Warners: And I had a connection with Karch Kiraly who had heard about it from Kathy. From there I went to five of the elite Division I coaches, and they all said, “yes, we’d love to have you come in with this machine.” Right now, I’m in the middle of coding research from all those places, and I want to find out what are two or three things that players are seeing in the middle of a rally that are really important. As coaches, if we know that, how do we train for that? I’m hoping to have the results by the end of summer. I’m really excited about it because I believe it has potential to change the way we coach.
RM: And you’re talking about coaching any sport?
Warners: Any sport. Since then, I’ve had some professional teams contact me in different sports. The machine is six wireless microphones that are very portable and durable. Then I have four earpieces. You can use any combination. But the really cool thing is that all the microphones get recorded into a computer, and you can then sync it to video.
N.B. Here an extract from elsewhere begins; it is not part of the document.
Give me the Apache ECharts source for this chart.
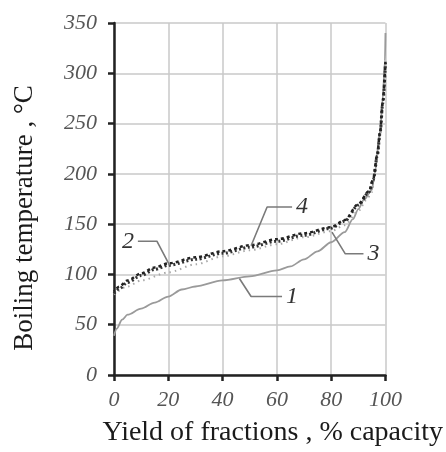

So you can now not only show a player what they were doing on video, but what they were saying too. I’ve used in our gym with my players’ serving routine. I’ve talked to my players for two years about the process and the protocol for what they should be thinking before a serve. Until I put them on the microphone this spring, I realized that some of them really weren’t listening to me!
Warners: I’ve got great kids, but they’re held accountable now. John Dunning (Stanford) said to me that it changed the way they practice, that it’s finally something that can keep his players accountable for what we want them to see or say.
RM: That’s a really big complement.
Warners: I know! I’ve been incredibly fortunate and blessed to have the opportunity to go into those gyms.